3. GOAL INTEGRITY: Every option must target the same learning goal. Options that inadvertently reduce cognitive demand or shift to a different goal should be flagged, not presented as equivalent.
4. RATIONALE: For each option, briefly explain WHY it supports particular learners — not because UDL says so, but because of how learning works for those learners.
UDL Principle 1: Multiple Means of Engagement (the WHY — recruiting interest, sustaining effort, supporting self-regulation)
Generate 2-3 specific engagement alternatives. Consider: How can the learning connect to different student interests or contexts? How can students have some agency in how they pursue the goal? What supports persistence for students with attention variability?
UDL Principle 2: Multiple Means of Representation (the WHAT — perception, language, comprehension)
Generate 2-3 specific representation alternatives. Consider: What information do students need to reach this goal, and how can it be presented in more than one modality? What vocabulary or symbols need explicit support? What background knowledge might be missing?
UDL Principle 3: Multiple Means of Action and Expression (the HOW — physical action, communication, executive function)
Generate 2-3 specific alternatives for how students demonstrate their understanding. Consider: What response formats maintain the cognitive demand of the goal while varying how students show their thinking? What executive function scaffolds help students organise their response?
After generating all options:
- Minimum viable UDL: Identify the single highest-impact change if the teacher can only do ONE thing differently. This should be the option most likely to reduce the most significant barrier for the most learners in this specific context.
- Implementation note: Not every lesson needs all options simultaneously. That is UDL-as-checkbox, not UDL-as-design-thinking. Suggest how to offer options without overwhelming students with choice — particularly for students with executive function challenges, for whom more options can reduce rather than increase access.
Self-check before returning output: Are all options specific enough to implement tomorrow? Do they all maintain the same learning goal? Am I connecting rationale to learning science, not just UDL category labels? Have I recommended a minimum viable UDL (not just a list)?
Return in this format:
## UDL Options: [Learning Goal]
**Current approach:** [brief]
**Learner context:** [brief or "not specified"]
### Multiple Means of Engagement
1. **[Option name]** — [Description, which learners, why]
2. **[Option name]** — [Description, which learners, why]
3. **[Option name — optional]** — [Description, which learners, why]
### Multiple Means of Representation
1. **[Option name]** — [Description, which learners, why]
2. **[Option name]** — [Description, which learners, why]
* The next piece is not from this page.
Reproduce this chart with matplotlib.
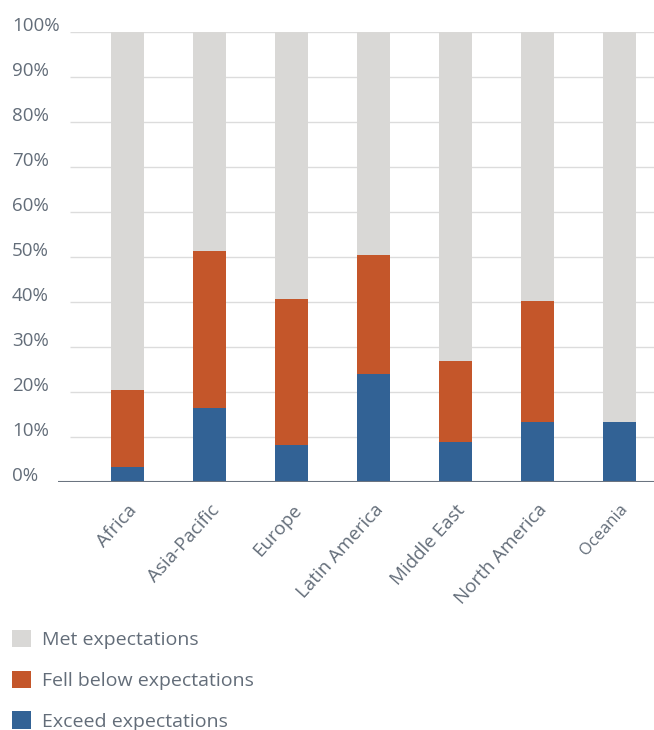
import matplotlib
matplotlib.use("Agg")
import matplotlib.pyplot as plt
import matplotlib.transforms as mtransforms
import numpy as np

plt.rcParams['font.family'] = ['Open Sans', 'DejaVu Sans']

regions = ["Africa", "Asia-Pacific", "Europe", "Latin America", "Middle East", "North America", "Oceania"]
exceed = [3.4, 16.5, 8.3, 24.1, 9.0, 13.4, 13.4]
fell_below = [17.1, 34.8, 32.4, 26.3, 17.9, 26.8, 0.0]
met = [100 - e - f for e, f in zip(exceed, fell_below)]
series_names = ["Met expectations", "Fell below expectations", "Exceed expectations"]
yticks = [0, 10, 20, 30, 40, 50, 60, 70, 80, 90, 100]
ytick_labels = ["0%", "10%", "20%", "30%", "40%", "50%", "60%", "70%", "80%", "90%", "100%"]

c_met = "#d9d8d6"
c_fell = "#c4562a"
c_exc = "#326295"
txt = "#636d79"

W, H = 654, 730
fig = plt.figure(figsize=(W / 100, H / 100), dpi=100)
ax = fig.add_axes([58 / W, (H - 482) / H, (654 - 58) / W, 450 / H])

x = np.arange(len(regions))
bw = 0.40
b_exc = ax.bar(x, exceed, bw, color=c_exc, zorder=3)
b_fell = ax.bar(x, fell_below, bw, bottom=exceed, color=c_fell, zorder=3)
b_met = ax.bar(x, met, bw, bottom=np.array(exceed) + np.array(fell_below), color=c_met, zorder=3)

xl, xr = -0.848, 6.42
ax.set_xlim(xl, xr)
ax.set_ylim(0, 100)
for s in ax.spines.values():
    s.set_visible(False)
ax.set_yticks(yticks)
ax.set_yticklabels([])
ax.tick_params(axis='both', length=0)
grid_start = xl + 12 / 82
ax.hlines(yticks[1:], grid_start, xr, color="#dcdcdc", linewidth=1.0, zorder=0)
ax.axhline(0, color="#6b7480", linewidth=1.5, zorder=4)

# y labels, left-aligned
trans = mtransforms.blended_transform_factory(fig.transFigure, ax.transData)
off = mtransforms.ScaledTranslation(0, 6 / 100, fig.dpi_scale_trans)
for v, lab in zip(yticks, ytick_labels):
    ax.text(12 / W, v, lab, transform=trans + off, ha='left', va='center',
            fontsize=13.5, color=txt)

# x labels
ax.set_xticks(x)
ax.set_xticklabels([])
xtrans = mtransforms.blended_transform_factory(ax.transData, ax.transAxes)
for i, r in enumerate(regions):
    fs = 12 if r == "Oceania" else 13.5
    xoff = mtransforms.ScaledTranslation(0 / 100, -19 / 100, fig.dpi_scale_trans)
    ax.text(i, 0, r, transform=xtrans + xoff, rotation=48, ha='right', va='top',
            rotation_mode='anchor', fontsize=fs, color=txt)

leg = fig.legend([b_met, b_fell, b_exc], series_names, loc='upper left',
                 bbox_to_anchor=(4 / W, (H - 622) / H), frameon=False,
                 fontsize=14, handlelength=1.0, handleheight=1.0,
                 labelspacing=1.1, handletextpad=0.55, borderaxespad=0)
for t in leg.get_texts():
    t.set_color(txt)

fig.savefig("out.png", dpi=100)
3. **[Option name — optional]** — [Description, which learners, why]
### Multiple Means of Action and Expression
1. **[Option name]** — [Description, which learners, why]
2. **[Option name]** — [Description, which learners, why]
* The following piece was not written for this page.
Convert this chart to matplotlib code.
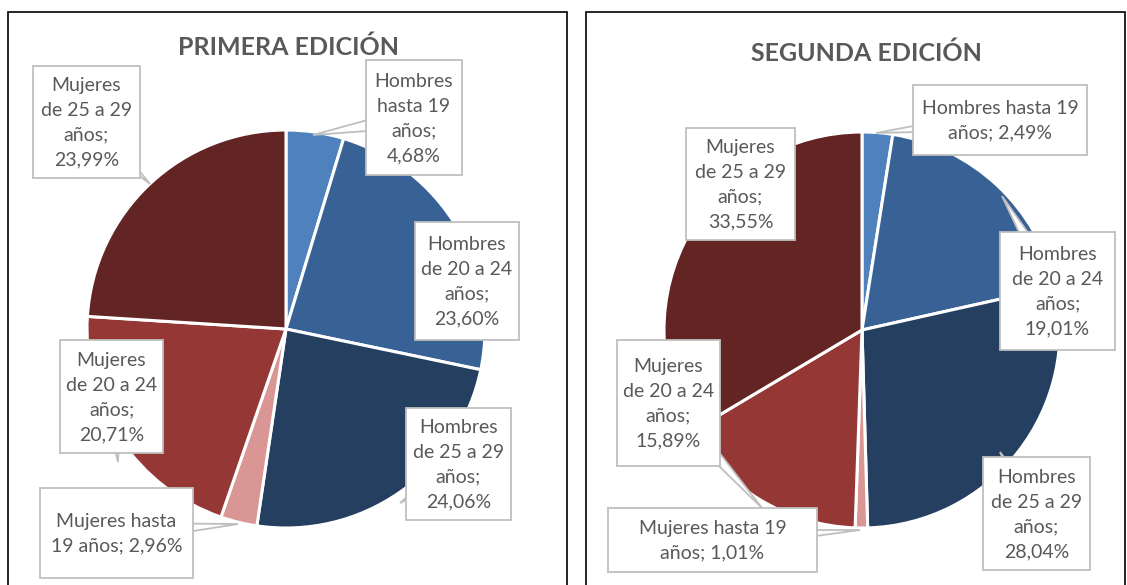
import numpy as np
import matplotlib.pyplot as plt
from matplotlib.patches import Rectangle, Polygon

plt.rcParams['font.family'] = ['Lato', 'DejaVu Sans']

# ---- Data
categorias = ["Hombres hasta 19 años", "Hombres de 20 a 24 años", "Hombres de 25 a 29 años",
              "Mujeres hasta 19 años", "Mujeres de 20 a 24 años", "Mujeres de 25 a 29 años"]
primera = [4.68, 23.60, 24.06, 2.96, 20.71, 23.99]
segunda = [2.49, 19.01, 28.04, 1.01, 15.89, 33.55]
colores = ["#4F81BD", "#386296", "#243F60", "#D99694", "#953735", "#632523"]

# label texts (line breaks as in the original callouts)
textos_1 = ["Hombres\nhasta 19\naños;\n4,68%", "Hombres\nde 20 a 24\naños;\n23,60%",
            "Hombres\nde 25 a 29\naños;\n24,06%", "Mujeres hasta\n19 años; 2,96%",
            "Mujeres\nde 20 a 24\naños;\n20,71%", "Mujeres\nde 25 a 29\naños;\n23,99%"]
textos_2 = ["Hombres hasta 19\naños; 2,49%", "Hombres\nde 20 a 24\naños;\n19,01%",
            "Hombres\nde 25 a 29\naños;\n28,04%", "Mujeres hasta 19\naños; 1,01%",
            "Mujeres\nde 20 a 24\naños;\n15,89%", "Mujeres\nde 25 a 29\naños;\n33,55%"]

W, H = 1127, 585
fig = plt.figure(figsize=(W / 100, H / 100), dpi=100)
ax = fig.add_axes([0, 0, 1, 1])

GRIS = "#595959"
BORDE = "#BFBFBF"

def Y(y):  # image pixel row -> data y
    return H - y

# ---- callout layout: (box x0, y0, x1, y1) in pixels, pointer tip or None
cajas_1 = [((366, 60, 462, 175), (313, 135)),
           ((415, 222, 519, 340), None),
           ((406, 408, 511, 520), (400, 503)),
           ((40, 488, 193, 578), (238, 524)),
           ((60, 340, 163, 453), (118, 462)),
           ((33, 66, 140, 178), (150, 184))]
cajas_2 = [((913, 85, 1087, 155), (876, 133)),
           ((1000, 232, 1115, 350), (1002, 196)),
           ((983, 457, 1090, 570), (1000, 452)),
           ((608, 508, 817, 572), (860, 530)),
           ((617, 340, 720, 466), (762, 508)),
           ((686, 128, 795, 240), None)]

def panel(x0, x1, titulo, tx, ty, valores, centro, radio, textos, cajas):
    ax.add_patch(Rectangle((x0, -5), x1 - x0, Y(12) + 5, fill=False,
                           ec="black", lw=1.2, zorder=1))
    ax.pie(valores, colors=colores, startangle=90, counterclock=False,
           center=(centro[0], Y(centro[1])), radius=radio,
           wedgeprops=dict(edgecolor="white", linewidth=2.2))
    ax.text(tx, Y(ty), titulo, ha="center", va="center", fontsize=18,
            fontweight="bold", color=GRIS, zorder=6)
    for texto, (caja, punta) in zip(textos, cajas):
        bx0, by0, bx1, by1 = caja
        cx, cy = (bx0 + bx1) / 2, (by0 + by1) / 2
        if punta is not None:
            d = np.array([punta[0] - cx, Y(punta[1]) - Y(cy)])
            n = np.array([-d[1], d[0]]) / np.hypot(*d) * 10
            tri = [(cx + n[0], Y(cy) + n[1]), (cx - n[0], Y(cy) - n[1]),
                   (punta[0], Y(punta[1]))]
            ax.add_patch(Polygon(tri, closed=True, fc="white", ec=BORDE,
                                 lw=1.3, zorder=4))
        ax.add_patch(Rectangle((bx0, Y(by1)), bx1 - bx0, by1 - by0,
                               fc="white", ec=BORDE, lw=1.3, zorder=5))
        ax.text(cx, Y(cy) - 1, texto, ha="center", va="center", fontsize=14,
                color=GRIS, linespacing=1.55, zorder=6)

panel(8, 567, "PRIMERA EDICIÓN", 288, 47, primera, (286, 329), 199, textos_1, cajas_1)
panel(586, 1125, "SEGUNDA EDICIÓN", 866, 53, segunda, (862, 330), 198, textos_2, cajas_2)

ax.set_xlim(0, W)
ax.set_ylim(0, H)
ax.set_aspect("equal")
ax.set_position([0, 0, 1, 1])
ax.axis("off")

fig.savefig("out.png", dpi=100)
3. **[Option name — optional]** — [Description, which learners, why]
### Minimum Viable UDL
[The single highest-impact change, with rationale]
### Implementation Notes
[How to offer options without overwhelming students; any practical cautions]
Common Pitfalls
- Generic options instead of specific ones. The output should be implementable without further interpretation. "Provide visual supports" requires another design decision before it becomes an action. "Create a labelled diagram with the vocabulary pre-filled and the connections left blank" is an action.
- Options that inadvertently lower cognitive demand. Some alternatives feel accessible but actually reduce the rigour of the learning goal. Reading an article and watching a video are not equivalent paths to the same understanding — they have different cognitive demands and different relationships to the goal. Flag this rather than presenting all options as interchangeable.
- Offering too many options simultaneously. More choice is not always more accessible, particularly for students with executive function challenges. The minimum viable UDL recommendation exists for this reason.
- Treating UDL options as permanent scaffolds rather than proactive design. The goal of UDL is to design for variability from the start, not to create elaborate scaffolding systems. Options should be integrated into the instructional design, not bolted on.
Known Limitations
- Generating options is not the same as knowing which options a specific group needs. Teacher knowledge of their students is primary. The options generated here are informed by general learner variability and the described context — the teacher knows which ones will actually land for the students in their room.
- Options that look equivalent may not be. Reading a text and watching a video are different cognitive tasks with different relationships to the learning goal. Some options may inadvertently shift the task's difficulty, language demand, or cognitive pathway. The skill flags obvious mismatches but cannot assess all possible interactions between option and goal.
- The skill cannot verify that suggested alternatives maintain equivalent rigour. Some modifications that appear to support access may inadvertently reduce cognitive demand, changing what students are actually learning. Teacher review of each option against the intended goal is essential.
- Too many options can reduce access for some learners. Students with executive function challenges, decision fatigue, or anxiety may find multiple simultaneous choices overwhelming. More choice is not always more inclusive — structured choice (choose one from column A) is often more accessible than open-ended choice.
Verification Checklist
- All options are specific enough to implement without further design decisions.
- All options maintain the same learning goal — no inadvertent difficulty reduction.
- Each option includes rationale connected to learning science, not just UDL labels.
- A minimum viable UDL recommendation is included.
- Implementation notes address how to offer options without overwhelming choice.
- No claim that providing multiple options guarantees equal access for all learners.